■ **Task to carry out**
Repeat the listing exactly as given, omitting every image.

## start

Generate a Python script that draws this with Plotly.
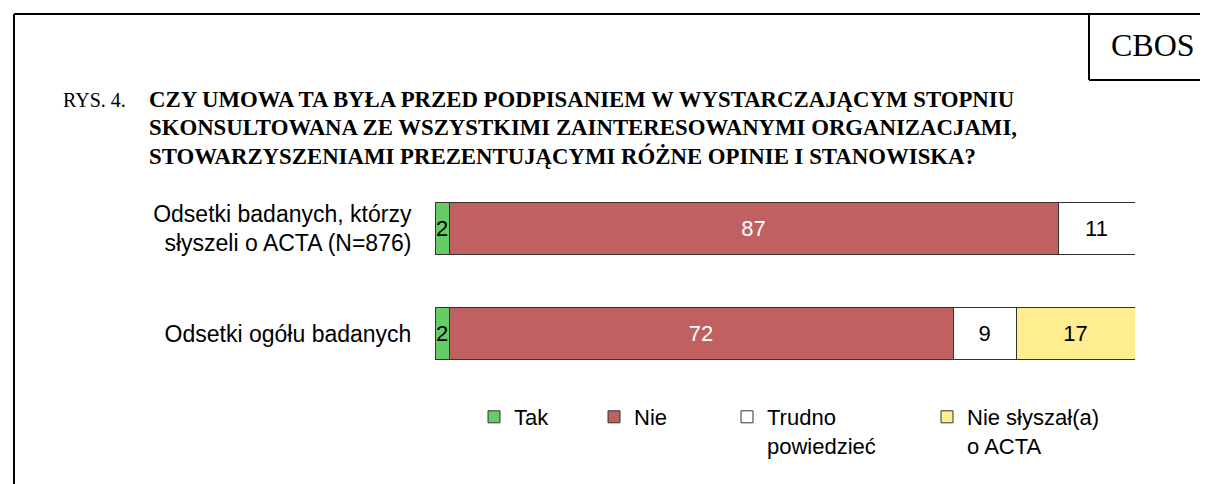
import plotly.graph_objects as go

categories = ["Odsetki badanych, którzy<br>słyszeli o ACTA (N=876)", "Odsetki ogółu badanych"]
series_names = ["Tak", "Nie", "Trudno<br>powiedzieć", "Nie słyszał(a)<br>o ACTA"]
tak = [2, 2]
nie = [87, 72]
trudno = [11, 9]
nie_slyszal = [None, 17]

colors = ["#66CC66", "#C06060", "#FFFFFF", "#FFEE90"]
text_colors = ["#000000", "#FFFFFF", "#000000", "#000000"]

OFF = 8  # default page body margin
W, H = 1208 - OFF, 484 - OFF
L, R, T, B = 427, 73, 168, 98
pw, ph = W - L - R, H - T - B

def px(x):  # window pixel -> paper x
    return (x - OFF - L) / pw

def py(y):  # window pixel -> paper y
    return (H - B - (y - OFF)) / ph

sans = "Liberation Sans, Arial"
serif = "Liberation Serif, Times New Roman"

fig = go.Figure()
values = [tak, nie, trudno, nie_slyszal]
legend_ids = ["legend", "legend2", "legend3", "legend4"]
for name, vals, col, tcol, lg in zip(series_names, values, colors, text_colors, legend_ids):
    fig.add_trace(go.Bar(
        y=categories, x=vals, name=name, orientation="h",
        marker=dict(color=col, line=dict(color="#333333", width=1)),
        text=[("" if v is None else str(v)) for v in vals],
        textposition="inside", insidetextanchor="middle", textangle=0,
        textfont=dict(family=sans, size=22, color=tcol),
        legend=lg, hoverinfo="skip",
    ))

legend_x = [474, 594, 727, 927]
leg_common = dict(orientation="h", yanchor="top", valign="top",
                  font=dict(family=sans, size=22, color="#000"),
                  bgcolor="rgba(0,0,0,0)", borderwidth=0, tracegroupgap=0)
layout_legends = {}
for lg, lx in zip(legend_ids, legend_x):
    layout_legends[lg] = dict(leg_common, x=px(lx), xanchor="left", y=py(396))

fig.update_layout(
    width=W, height=H,
    margin=dict(l=L, r=R, t=T, b=B, pad=0),
    paper_bgcolor="white", plot_bgcolor="white",
    barmode="stack", bargap=0.5,
    showlegend=True,
    uniformtext=dict(minsize=22, mode="show"),
    xaxis=dict(range=[0, 100], visible=False, fixedrange=True),
    yaxis=dict(categoryorder="array", categoryarray=categories, range=[1.5, -0.5],
               showgrid=False, showline=False, zeroline=False,
               ticks="outside", ticklen=18, tickcolor="white",
               tickfont=dict(family=sans, size=23, color="#000")),
    **layout_legends,
)

line = dict(color="black", width=2)
shapes = [
    dict(type="line", x0=px(14), x1=px(1220), y0=py(14), y1=py(14), line=line),
    dict(type="line", x0=px(14), x1=px(14), y0=py(14), y1=py(490), line=line),
    dict(type="line", x0=px(1089), x1=px(1089), y0=py(14), y1=py(80), line=line),
    dict(type="line", x0=px(1089), x1=px(1220), y0=py(80), y1=py(80), line=line),
]
for s in shapes:
    s.update(xref="paper", yref="paper")
fig.update_layout(shapes=shapes)

title_lines = [
    "CZY UMOWA TA BYŁA PRZED PODPISANIEM W WYSTARCZAJĄCYM STOPNIU",
    "SKONSULTOWANA ZE WSZYSTKIMI ZAINTERESOWANYMI ORGANIZACJAMI,",
    "STOWARZYSZENIAMI PREZENTUJĄCYMI RÓŻNE OPINIE I STANOWISKA?",
]
ann = [
    dict(text="CBOS", x=px(1153), y=py(45), xanchor="center", yanchor="middle",
         font=dict(family=serif, size=32, color="#000")),
    dict(text="RYS. 4.", x=px(61), y=py(100), xanchor="left", yanchor="middle",
         font=dict(family=serif, size=20, color="#000")),
]
for i, t in enumerate(title_lines):
    ann.append(dict(text="<b>" + t + "</b>", x=px(147), y=py(100 + 28 * i), xanchor="left", yanchor="middle",
                    font=dict(family=serif, size=22.8, color="#000")))
for a in ann:
    a.update(xref="paper", yref="paper", showarrow=False)
fig.update_layout(annotations=ann)

fig.write_html("out.html")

## end

■ **Problem solution**
Generate a Python script that draws this with Plotly.
import plotly.graph_objects as go

categories = ["Odsetki badanych, którzy<br>słyszeli o ACTA (N=876)", "Odsetki ogółu badanych"]
series_names = ["Tak", "Nie", "Trudno<br>powiedzieć", "Nie słyszał(a)<br>o ACTA"]
tak = [2, 2]
nie = [87, 72]
trudno = [11, 9]
nie_slyszal = [None, 17]

colors = ["#66CC66", "#C06060", "#FFFFFF", "#FFEE90"]
text_colors = ["#000000", "#FFFFFF", "#000000", "#000000"]

OFF = 8  # default page body margin
W, H = 1208 - OFF, 484 - OFF
L, R, T, B = 427, 73, 168, 98
pw, ph = W - L - R, H - T - B

def px(x):  # window pixel -> paper x
    return (x - OFF - L) / pw

def py(y):  # window pixel -> paper y
    return (H - B - (y - OFF)) / ph

sans = "Liberation Sans, Arial"
serif = "Liberation Serif, Times New Roman"

fig = go.Figure()
values = [tak, nie, trudno, nie_slyszal]
legend_ids = ["legend", "legend2", "legend3", "legend4"]
for name, vals, col, tcol, lg in zip(series_names, values, colors, text_colors, legend_ids):
    fig.add_trace(go.Bar(
        y=categories, x=vals, name=name, orientation="h",
        marker=dict(color=col, line=dict(color="#333333", width=1)),
        text=[("" if v is None else str(v)) for v in vals],
        textposition="inside", insidetextanchor="middle", textangle=0,
        textfont=dict(family=sans, size=22, color=tcol),
        legend=lg, hoverinfo="skip",
    ))

legend_x = [474, 594, 727, 927]
leg_common = dict(orientation="h", yanchor="top", valign="top",
                  font=dict(family=sans, size=22, color="#000"),
                  bgcolor="rgba(0,0,0,0)", borderwidth=0, tracegroupgap=0)
layout_legends = {}
for lg, lx in zip(legend_ids, legend_x):
    layout_legends[lg] = dict(leg_common, x=px(lx), xanchor="left", y=py(396))

fig.update_layout(
    width=W, height=H,
    margin=dict(l=L, r=R, t=T, b=B, pad=0),
    paper_bgcolor="white", plot_bgcolor="white",
    barmode="stack", bargap=0.5,
    showlegend=True,
    uniformtext=dict(minsize=22, mode="show"),
    xaxis=dict(range=[0, 100], visible=False, fixedrange=True),
    yaxis=dict(categoryorder="array", categoryarray=categories, range=[1.5, -0.5],
               showgrid=False, showline=False, zeroline=False,
               ticks="outside", ticklen=18, tickcolor="white",
               tickfont=dict(family=sans, size=23, color="#000")),
    **layout_legends,
)

line = dict(color="black", width=2)
shapes = [
    dict(type="line", x0=px(14), x1=px(1220), y0=py(14), y1=py(14), line=line),
    dict(type="line", x0=px(14), x1=px(14), y0=py(14), y1=py(490), line=line),
    dict(type="line", x0=px(1089), x1=px(1089), y0=py(14), y1=py(80), line=line),
    dict(type="line", x0=px(1089), x1=px(1220), y0=py(80), y1=py(80), line=line),
]
for s in shapes:
    s.update(xref="paper", yref="paper")
fig.update_layout(shapes=shapes)

title_lines = [
    "CZY UMOWA TA BYŁA PRZED PODPISANIEM W WYSTARCZAJĄCYM STOPNIU",
    "SKONSULTOWANA ZE WSZYSTKIMI ZAINTERESOWANYMI ORGANIZACJAMI,",
    "STOWARZYSZENIAMI PREZENTUJĄCYMI RÓŻNE OPINIE I STANOWISKA?",
]
ann = [
    dict(text="CBOS", x=px(1153), y=py(45), xanchor="center", yanchor="middle",
         font=dict(family=serif, size=32, color="#000")),
    dict(text="RYS. 4.", x=px(61), y=py(100), xanchor="left", yanchor="middle",
         font=dict(family=serif, size=20, color="#000")),
]
for i, t in enumerate(title_lines):
    ann.append(dict(text="<b>" + t + "</b>", x=px(147), y=py(100 + 28 * i), xanchor="left", yanchor="middle",
                    font=dict(family=serif, size=22.8, color="#000")))
for a in ann:
    a.update(xref="paper", yref="paper", showarrow=False)
fig.update_layout(annotations=ann)

fig.write_html("out.html")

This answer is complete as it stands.